Brecht on Realism: All emphasis, editing and formatting is mine.

I’m in with Public Recordings at the Theatre Centre working on an Encyclopedia, so that’s where most of my writing energy is going, but I came across quote from Brecht that doesn’t fit there:

Brecht on Realism:

Now we come to the concept of realism. This concept, too, must first be cleansed before use, for it is an old concept, much used by many people and for many ends. This is necessary because the people can only take over their cultural heritage by an act of expropriation. […]
We must not derive realism as such from particular existing works, but we shall use every means, old and new, tried and untried, derived from art and derived from other sources, to render reality to men in a form they can master. Our concept of realism must be wide and political, sovereign over all conventions.

Realistic means: discovering the causal complexes of society / unmasking the prevailing view of things as the view of those who are in power / writing from the standpoint of the class which offers the broadest solutions for the pressing difficulties in which human society is caught up / emphasizing the element of development / making possible the concrete, and making possible abstraction from it.

These are vast precepts and they can be extended. Moreover we shall allow the artist to employ his[sic] fantasy, his[sic] originality, his[sic] humor, his[sic] invention, in following them.
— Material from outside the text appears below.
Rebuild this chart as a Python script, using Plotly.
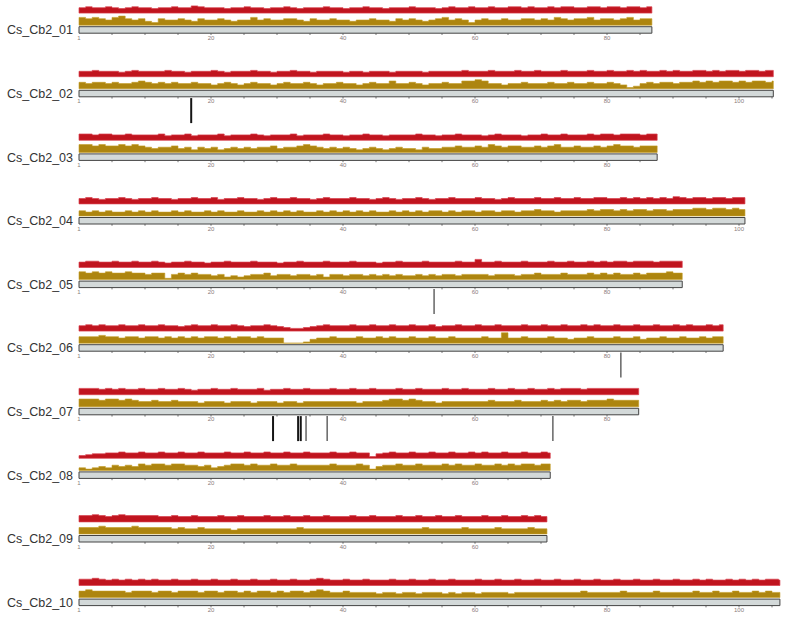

We shall not stick to too detailed literary models; we shall not bind the artist to too rigidly defined modes of narrative.

We shall establish that the so-called sensuous mode of writing where one can smell, taste and feel everything – is not automatically to be identified with a realistic mode of writing; we shall acknowledge that there are works which are sensuously written and which are not realistic, and realistic works which are not written in a sensuous style. We shall have to examine carefully the question whether we really develop a plot best when our ultimate objective is to reveal the spiritual life of the characters. Our readers will perhaps find that they have not been given the key to the meaning of the events if, led astray by various artistic devices, they experience only the spiritual agitation of the heroes. By adopting the forms of Balzac and Tolstoy without testing them thoroughly, we might weary our readers – the people — as much as these writers often do themselves. Realism is not a mere question of form. Were we to copy the style of these realists, we would no longer be realists.

For time flows on, and if it did not, it would be a bad prospect for those who do not sit at golden tables. Methods become exhausted; stimuli no longer work. New problems appear and demand new methods. *Reality changes; in order to represent it, modes of representation must also change.* Nothing comes from nothing; the new comes from the old, but that is why it is new.

The oppressors do not work in the same way in every epoch. They cannot be defined in the same fashion at all times. There are so many means for them to avoid being spotted. […] What was popular yesterday is not today, for the people today are not what they were yesterday.

Anyone who is not a victim of formalistic prejudices knows that the truth can be suppressed in many ways and must be expressed in many ways. […]

[Read the whole thing]

I am not in agreement with everything or at ease with the language. Nor saying that what was functioning in the late 1930’s is the same as what would function now (since that would actually be the opposite of what B is suggesting.) I find it a compelling and provocative.